Open Multi-Processing
Open Multi-Processing (OpenMP) is an Application Programming Interface (API) that supports multi-platform shared-memory parallel programming in C, C++ and Fortran on most processor architectures and operating systems.
Expanded Explanation
1. Technical Function and Core Characteristics
OpenMP defines a set of compiler directives, runtime library routines and environment variables that enable developers to express parallelism in existing C, C++ and Fortran code. It targets shared-memory architectures, where threads operate on a common address space.
The specification describes how to create and manage threads, distribute work among them, synchronize execution and control data sharing attributes. OpenMP uses a pragma- or directive-based model that allows incremental parallelization and preserves serial code semantics when compilers ignore the directives.

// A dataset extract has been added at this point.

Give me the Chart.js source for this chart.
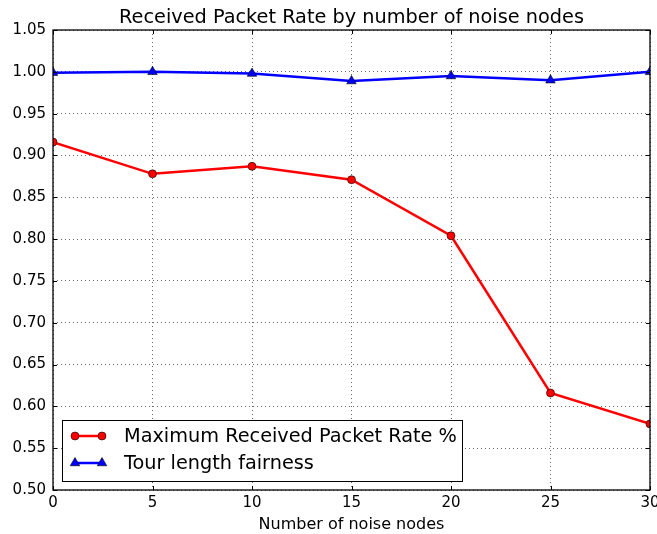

2. Enterprise Usage and Architectural Context
Enterprises use OpenMP in High performance computing (HPC) workloads such as simulation, risk modeling, data analytics and engineering applications that run on multicore or many-core servers. It provides a standardized way to exploit thread-level parallelism on on-premises (on-prem) or cloud-based Central Processing Unit (CPU) nodes.
Architects often combine OpenMP with message-passing interfaces in hybrid programming models, where OpenMP manages intra-node parallelism and Message Passing Interface (MPI) manages inter-node communication across clusters. This approach aligns with common Non-Uniform Memory Access (NUMA) server designs and multi-socket x86 and ARM platforms.
3. Related or Adjacent Technologies
OpenMP relates to other parallel programming models such as MPI for distributed memory systems and POSIX threads for lower-level thread control. It also interacts with accelerator programming models, including OpenMP target offload, CUDA and OpenACC, in heterogeneous environments.
Standards bodies and research communities evaluate OpenMP alongside alternatives like Threading Building Blocks, Cilk and emerging directive-based models for multicore and many-core processors. Toolchains, debuggers and performance profilers provide specific support for OpenMP constructs and runtime behavior.
4. Business and Operational Significance
For enterprises, OpenMP offers a standardized and portable mechanism to use multicore CPUs for compute-intensive workloads without rewriting applications in a new language. It can improve utilization of licensed software and infrastructure investments in shared-memory servers.
Operations teams use OpenMP controls, such as environment variables for thread counts and affinity, to tune performance, manage resource contention and align applications with core and socket topology. Governance and risk functions take into account that OpenMP is an open specification managed by the OpenMP Architecture Review Board, which publishes versioned standards and reference material.